In 1976, I built a 3-story house for him on the
northeast side of Mt. Helix in La Mesa, CA, (above), and there
was a 1200 sq. ft. garage and shop area on the first floor
sitting empty when we got done. My father had always had projects
going in the garage the entire time I was growing up, usually
experimental aircraft, including 3 homebuilt sailplanes he had
designed himself and then built in his spare time, and he
suggested we put the space to use. "We've got all these
woodworking tools and a few scraps of wood left over," he
noted, "maybe a little wooden boat would be fun to build in
there."
It just so happened that I had been researching
such a project for several years, and this fact was not lost on
him. The man knows how to set a hook. Before too long, I was in
possession of the plans for a beautiful little double-ended
cruising cutter designed by Chuck Paine called a Frances 26. It
wasn't much longer before we were lofting the plans into full
size patterns and erecting a male mold on a strongback on the
floor in the garage.
The hull was to be built of 5 layers of Western
Red Cedar veneers, each layer an 1/8" thick and epoxy-glued
together in a "double-diagonal" pattern, to make a very
strong and lightweight monocoque shell of "cold-molded"

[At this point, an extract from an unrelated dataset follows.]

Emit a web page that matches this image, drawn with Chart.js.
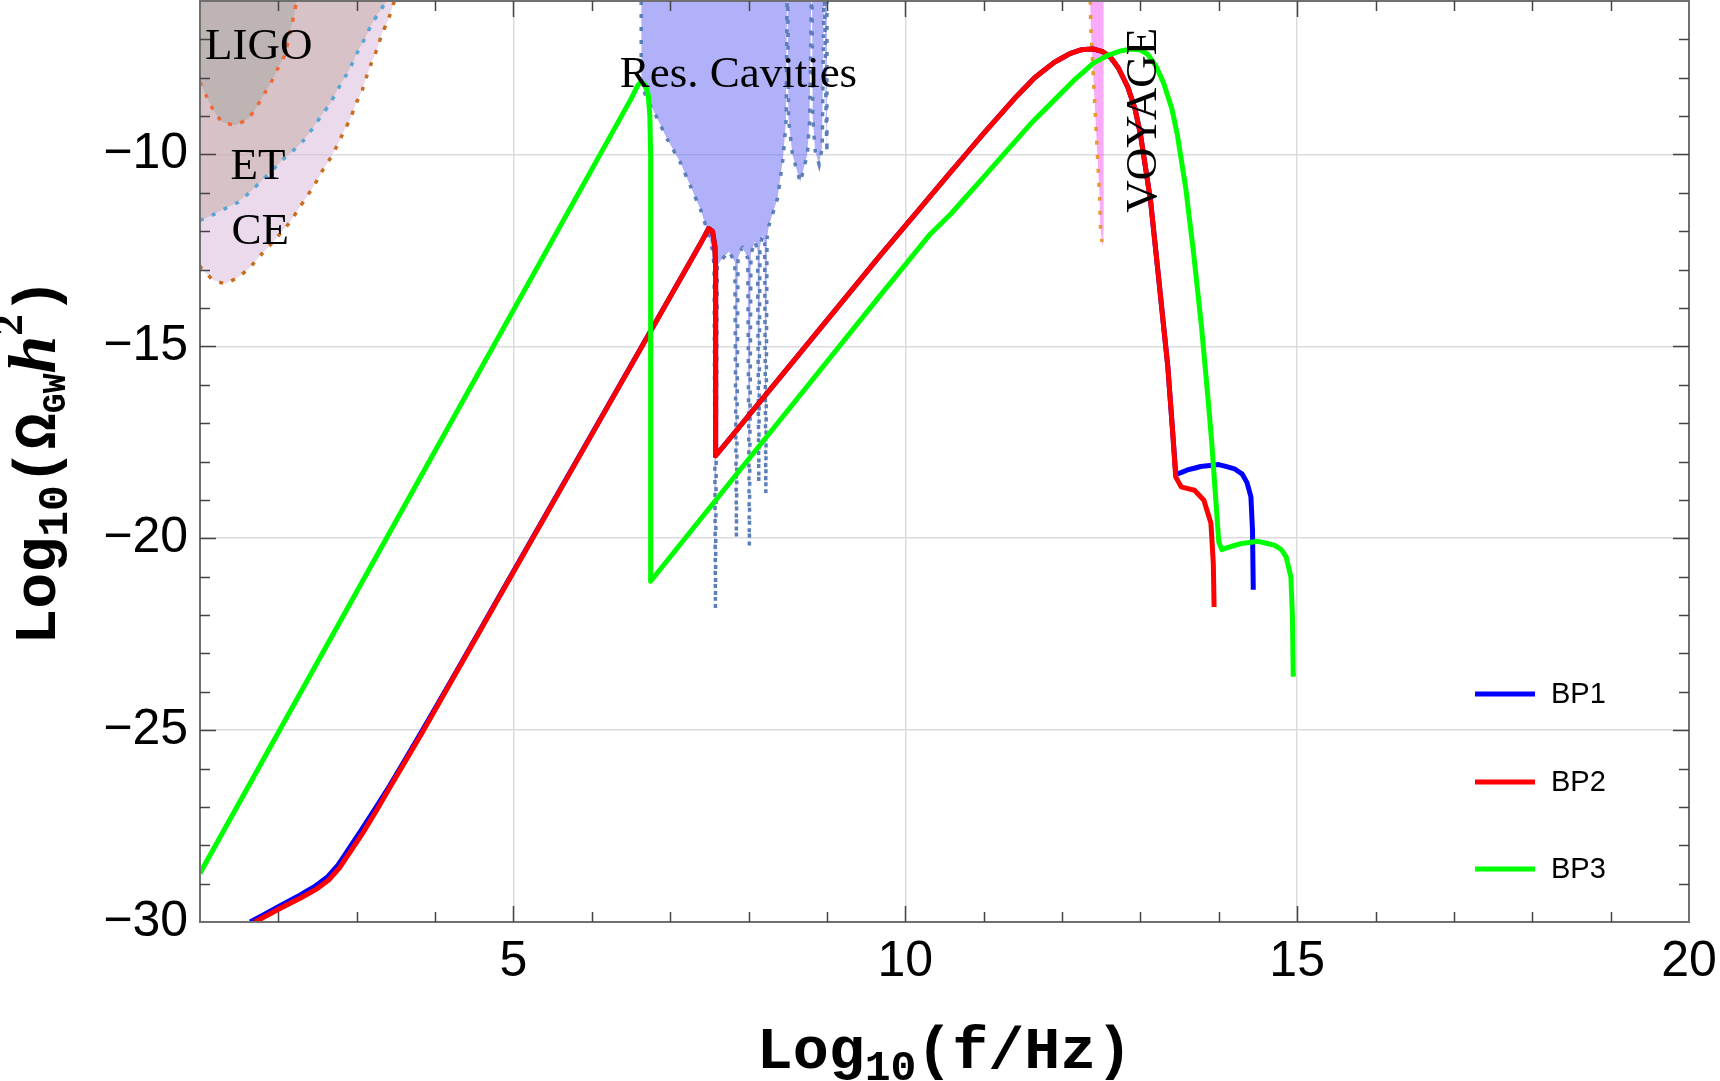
<!DOCTYPE html>
<html>
<head>
<meta charset="utf-8">
<script src="https://cdn.jsdelivr.net/npm/chart.js@4.4.1/dist/chart.umd.min.js"></script>
<style>
  html, body { margin: 0; padding: 0; background: #fff; }
  canvas { display: block; }
</style>
</head>
<body>
<canvas id="chart" width="1720" height="1081"></canvas>
<script>
// axis ticks
const xTickValues = [5, 10, 15, 20];
const xTickLabels = ['5', '10', '15', '20'];
const yTickValues = [-30, -25, -20, -15, -10];
const yTickLabels = ['−30', '−25', '−20', '−15', '−10'];

// benchmark spectra, log10(f/Hz) vs log10(Omega h^2)
const seriesNames = ['BP1', 'BP2', 'BP3'];
const bp1X = [1.64, 2.0, 2.25, 2.46, 2.63, 2.76, 2.89, 3.06, 3.25, 3.42, 3.84, 4.27, 4.78, 7.30, 7.40, 7.49, 7.54, 7.57, 7.58, 7.58,
  9.68, 10.54, 11.0, 11.39, 11.65, 11.9, 12.1, 12.25, 12.4, 12.52, 12.62, 12.72, 12.84, 12.93, 13.0, 13.13, 13.24, 13.35, 13.41, 13.45, 13.48,
  13.6, 13.77, 14.0, 14.2, 14.3, 14.36, 14.41, 14.43, 14.44];
const bp1Y = [-30, -29.6, -29.33, -29.08, -28.82, -28.52, -28.12, -27.6, -27.0, -26.45, -25.0, -23.48, -21.65, -12.63, -12.27, -11.93, -12.0, -12.4, -13.0, -17.85,
  -12.63, -10.55, -9.45, -8.55, -8.0, -7.6, -7.37, -7.27, -7.25, -7.32, -7.47, -7.75, -8.25, -8.8, -9.47, -11.22, -13.37, -15.54, -17.19, -18.3, -18.32,
  -18.22, -18.13, -18.08, -18.19, -18.33, -18.55, -18.92, -19.79, -21.34];
const bp2X = [1.70, 2.02, 2.27, 2.48, 2.65, 2.78, 2.91, 3.08, 3.25, 3.42, 3.84, 4.27, 4.78, 7.30, 7.40, 7.49, 7.54, 7.57, 7.58, 7.58,
  9.68, 10.54, 11.0, 11.39, 11.65, 11.9, 12.1, 12.25, 12.4, 12.52, 12.62, 12.72, 12.84, 12.93, 13.0, 13.13, 13.24, 13.35, 13.41, 13.45, 13.52,
  13.69, 13.81, 13.9, 13.93, 13.94];
const bp2Y = [-30, -29.65, -29.39, -29.15, -28.89, -28.59, -28.19, -27.67, -27.1, -26.5, -25.05, -23.5, -21.67, -12.63, -12.27, -11.93, -12.0, -12.4, -13.0, -17.85,
  -12.63, -10.55, -9.45, -8.55, -8.0, -7.6, -7.37, -7.27, -7.25, -7.32, -7.47, -7.75, -8.25, -8.8, -9.47, -11.22, -13.37, -15.54, -17.19, -18.4, -18.66,
  -18.75, -19.01, -19.61, -20.65, -21.79];
const bp3X = [1.0, 6.50, 6.58, 6.63, 6.68, 6.72, 6.74, 6.75, 6.75, 9.68, 10.32, 10.58, 10.96, 11.6, 12.15, 12.4, 12.58, 12.75, 12.88,
  13.0, 13.09, 13.2, 13.3, 13.4, 13.47, 13.58, 13.68, 13.78, 13.86, 13.91, 13.96, 14.0, 14.04, 14.1, 14.28, 14.5, 14.71, 14.8, 14.86,
  14.92, 14.94, 14.95];
const bp3Y = [-28.73, -8.55, -8.22, -8.10, -8.18, -8.45, -9.0, -10.0, -21.12, -13.67, -12.07, -11.55, -10.68, -9.2, -8.07, -7.62, -7.42, -7.3, -7.25,
  -7.28, -7.38, -7.7, -8.16, -8.8, -9.47, -10.9, -12.6, -14.5, -16.3, -17.5, -18.95, -20.1, -20.3, -20.25, -20.14, -20.08, -20.18, -20.3, -20.49,
  -21.01, -22.05, -23.61];

// detector sensitivity boundaries (region lies above the curve)
const ligoX = [1.0, 1.09, 1.17, 1.28, 1.45, 1.62, 1.72, 1.81, 1.92, 2.0, 2.09, 2.13, 2.17, 2.21, 2.23];
const ligoY = [-8.12, -8.51, -8.85, -9.16, -9.24, -9.07, -8.77, -8.46, -8.07, -7.73, -7.38, -6.99, -6.64, -6.25, -6.0];
const etX = [1.0, 1.15, 1.32, 1.49, 1.64, 1.77, 1.92, 2.04, 2.17, 2.32, 2.45, 2.55, 2.66, 2.75, 2.85, 2.94, 3.02, 3.11, 3.19, 3.30, 3.38];
const etY = [-11.72, -11.59, -11.41, -11.24, -10.98, -10.72, -10.42, -10.16, -9.94, -9.64, -9.29, -8.98, -8.68, -8.33, -7.99, -7.64, -7.29, -6.95, -6.6, -6.25, -6.0];
const ceX = [1.0, 1.02, 1.17, 1.32, 1.49, 1.64, 1.77, 1.89, 2.02, 2.15, 2.26, 2.36, 2.47, 2.55, 2.66, 2.75, 2.83, 2.92, 2.98, 3.07,
  3.13, 3.19, 3.26, 3.32, 3.40, 3.48];
const ceY = [-12.9, -12.98, -13.28, -13.37, -13.2, -12.94, -12.63, -12.37, -12.07, -11.76, -11.41, -11.11, -10.76, -10.46, -10.11, -9.77,
  -9.42, -9.07, -8.72, -8.33, -7.94, -7.6, -7.25, -6.86, -6.51, -6.0];
const resX = [6.63, 6.63, 6.70, 6.79, 6.96, 7.13, 7.26, 7.39, 7.47, 7.54, 7.56, 7.577, 7.60, 7.64, 7.75, 7.825, 7.845, 7.865,
  7.92, 7.99, 8.01, 8.03, 8.08, 8.115, 8.13, 8.145, 8.18, 8.205, 8.22, 8.235, 8.26, 8.37, 8.44, 8.48, 8.49, 8.50, 8.51,
  8.56, 8.66, 8.75, 8.78, 8.80, 8.81, 8.82, 8.85, 8.90, 8.94, 8.96, 8.97, 8.99, 9.0, 9.0];
const resY = [-6, -8.1, -8.55, -8.87, -9.59, -10.21, -10.83, -11.45, -11.96, -12.5, -12.9, -21.84, -12.9, -12.78, -12.53, -12.8, -19.99, -12.7,
  -12.42, -12.7, -20.2, -12.6, -12.26, -12.5, -18.55, -12.4, -12.11, -12.3, -18.85, -12.2, -11.85, -11.14, -10.1, -9.08, -6, -6, -9.08,
  -10.0, -10.72, -10.0, -9.08, -6, -6, -9.08, -9.9, -10.26, -9.8, -6, -6, -9.08, -9.95, -6];
const voyX = [12.36, 12.37, 12.40, 12.42, 12.44, 12.46, 12.48, 12.49, 12.51, 12.52, 12.53, 12.53];
const voyY = [-6, -6.82, -7.99, -8.77, -9.55, -10.33, -11.11, -11.89, -12.28, -12.45, -12.0, -6];

const regionLabels = ['LIGO', 'ET', 'CE', 'Res. Cavities', 'VOYAGE'];

const pts = (xs, ys) => xs.map((x, i) => ({x: x, y: ys[i]}));

const curve = (label, xs, ys, color, order) => ({
  label: label,
  data: pts(xs, ys),
  borderColor: color,
  backgroundColor: color,
  borderWidth: 5,
  borderJoinStyle: 'round',
  pointRadius: 0,
  tension: 0.0001,
  fill: false,
  order: order
});

const region = (xs, ys, fillColor, dotColor, order) => ({
  data: pts(xs, ys),
  borderColor: dotColor,
  backgroundColor: fillColor,
  borderWidth: 3.5,
  borderDash: [4, 9],
  pointRadius: 0,
  tension: 0.0001,
  fill: 'end',
  order: order
});

const datasets = [
  curve(seriesNames[0], bp1X, bp1Y, '#0000ff', 3),
  curve(seriesNames[1], bp2X, bp2Y, '#ff0000', 2),
  curve(seriesNames[2], bp3X, bp3Y, '#00ff00', 1),
  region(ceX, ceY, 'rgba(213,181,215,0.5)', '#c96d1e', 10),
  region(etX, etY, 'rgba(198,172,163,0.5)', '#5aa5d6', 9),
  region(ligoX, ligoY, 'rgba(166,167,159,0.5)', '#f06838', 8),
  region(resX, resY, 'rgba(100,100,245,0.5)', '#5b7fb8', 7),
  {
    data: pts(voyX, voyY), backgroundColor: 'rgba(245,85,245,0.5)', borderWidth: 0,
    pointRadius: 0, tension: 0.0001, fill: 'shape', order: 6
  },
  {
    data: pts(voyX.slice(0, 9), voyY.slice(0, 9)), borderColor: '#e89a2a', borderWidth: 3.5,
    borderDash: [4, 10], pointRadius: 0, tension: 0.0001, fill: false, order: 5
  }
];

function drawPieces(ctx, pieces) {
  let total = 0;
  for (const p of pieces) {
    ctx.font = p[1];
    p.w = ctx.measureText(p[0]).width;
    total += p.w;
  }
  let x = -total / 2;
  for (const p of pieces) {
    ctx.font = p[1];
    ctx.fillText(p[0], x, p[2]);
    x += p.w;
  }
}

const decorations = {
  id: 'decorations',
  afterDraw(chart) {
    const {ctx, chartArea: a, scales: {x, y}} = chart;
    ctx.save();
    ctx.fillStyle = '#000';

    // labels of the sensitivity regions
    const spots = [[1.75, -7.15], [1.74, -10.28], [1.77, -11.98], [7.87, -7.88], [13.02, -9.11]];
    ctx.font = '45px "Liberation Serif"';
    ctx.textAlign = 'center';
    ctx.textBaseline = 'middle';
    regionLabels.forEach((t, i) => {
      const px = x.getPixelForValue(spots[i][0]);
      const py = y.getPixelForValue(spots[i][1]);
      ctx.save();
      ctx.translate(px, py);
      if (t === 'VOYAGE') ctx.rotate(-Math.PI / 2);
      ctx.fillText(t, 0, 2);
      ctx.restore();
    });

    // frame with inward ticks
    ctx.strokeStyle = '#707070';
    ctx.lineWidth = 2;
    ctx.strokeRect(a.left, a.top, a.right - a.left, a.bottom - a.top);
    ctx.strokeStyle = '#444';
    ctx.lineWidth = 1.5;
    ctx.beginPath();
    for (let v = 2; v < 20; v++) {
      const len = v % 5 === 0 ? 16 : 10;
      const px = Math.round(x.getPixelForValue(v)) + 0.5;
      ctx.moveTo(px, a.bottom); ctx.lineTo(px, a.bottom - len);
      ctx.moveTo(px, a.top); ctx.lineTo(px, a.top + len);
    }
    for (let v = -29; v < -6; v++) {
      const len = v % 5 === 0 ? 16 : 10;
      const py = Math.round(y.getPixelForValue(v)) + 0.5;
      ctx.moveTo(a.left, py); ctx.lineTo(a.left + len, py);
      ctx.moveTo(a.right, py); ctx.lineTo(a.right - len, py);
    }
    ctx.stroke();

    // legend
    ctx.textAlign = 'left';
    ctx.font = '29px "Liberation Sans"';
    const legendY = [693, 781, 868];
    for (let i = 0; i < 3; i++) {
      const ly = a.top + legendY[i];
      ctx.strokeStyle = chart.data.datasets[i].borderColor;
      ctx.lineWidth = 5;
      ctx.beginPath();
      ctx.moveTo(a.right - 214, ly);
      ctx.lineTo(a.right - 154, ly);
      ctx.stroke();
      ctx.fillText(seriesNames[i], a.right - 138, ly + 1);
    }

    // axis titles
    const mono = 'bold 60px "Liberation Mono"';
    const monoSub = 'bold 43px "Liberation Mono"';
    ctx.textAlign = 'left';
    ctx.textBaseline = 'alphabetic';
    ctx.save();
    ctx.translate((a.left + a.right) / 2, 1068);
    drawPieces(ctx, [['Log', mono, 0], ['10', monoSub, 12], ['(f/Hz)', mono, 0]]);
    ctx.restore();

    ctx.save();
    ctx.translate(55, (a.top + a.bottom) / 2);
    ctx.rotate(-Math.PI / 2);
    drawPieces(ctx, [
      ['Log', mono, 0], ['10', monoSub, 12], ['(', mono, 0], ['Ω', mono, 0],
      ['GW', 'bold 33px "Liberation Mono"', 10], ['h', 'bold italic 68px "Liberation Serif"', 0],
      ['2', 'bold 43px "Liberation Serif"', -33], [')', mono, 0]
    ]);
    ctx.restore();

    ctx.restore();
  }
};

new Chart(document.getElementById('chart'), {
  type: 'line',
  data: { datasets: datasets },
  options: {
    responsive: false,
    animation: false,
    events: [],
    layout: { padding: { top: 1, right: 31, left: 0, bottom: 0 } },
    plugins: {
      legend: { display: false },
      tooltip: { enabled: false }
    },
    scales: {
      x: {
        type: 'linear',
        min: 1,
        max: 20,
        afterFit: (s) => { s.height = 159; s.paddingLeft = 0; s.paddingRight = 0; },
        border: { display: false },
        grid: {
          drawTicks: false,
          lineWidth: 1.5,
          color: (c) => (c.tick && c.tick.value % 5 === 0 && c.tick.value < 20) ? '#dcdcdc' : 'rgba(0,0,0,0)'
        },
        ticks: {
          stepSize: 1,
          autoSkip: false,
          maxRotation: 0,
          minRotation: 0,
          padding: 10,
          color: '#000',
          font: { family: 'Liberation Sans', size: 50 },
          callback: (v) => {
            const i = xTickValues.indexOf(v);
            return i >= 0 ? xTickLabels[i] : '';
          }
        }
      },
      y: {
        type: 'linear',
        min: -30,
        max: -6,
        afterFit: (s) => { s.width = 200; s.paddingTop = 0; s.paddingBottom = 0; },
        border: { display: false },
        grid: {
          drawTicks: false,
          lineWidth: 1.5,
          color: (c) => (c.tick && c.tick.value % 5 === 0 && c.tick.value > -30) ? '#dcdcdc' : 'rgba(0,0,0,0)'
        },
        ticks: {
          stepSize: 1,
          autoSkip: false,
          padding: 12,
          color: '#000',
          font: { family: 'Liberation Sans', size: 50 },
          callback: (v) => {
            const i = yTickValues.indexOf(v);
            return i >= 0 ? yTickLabels[i] : '';
          }
        }
      }
    }
  },
  plugins: [decorations]
});
</script>
</body>
</html>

plywood, but first we needed to define the shape. The temporary
station molds above do that, and then the keelson, fixed
bulkheads, and longitudinal stringers are attached to them.
The stem and sternposts were laminated and
shaped out of Douglas Fir and attached to the keelson (also D.
Fir built up to about 3" x 12" at it's widest, thickest
point) and bent over the molds, defining the bottom curve of the
canoe-shaped hull. 1" x 1" longitudinals were scarfed
full-length and attached at bow and stern and glued to the
permanent bulkheads (but not the temporary station molds) on
about 6" centers. The picture below shows the aft section
pretty well, and you can see the permanent lazarette bulkhead
between the #2 and #3 station molds, counting from the rear.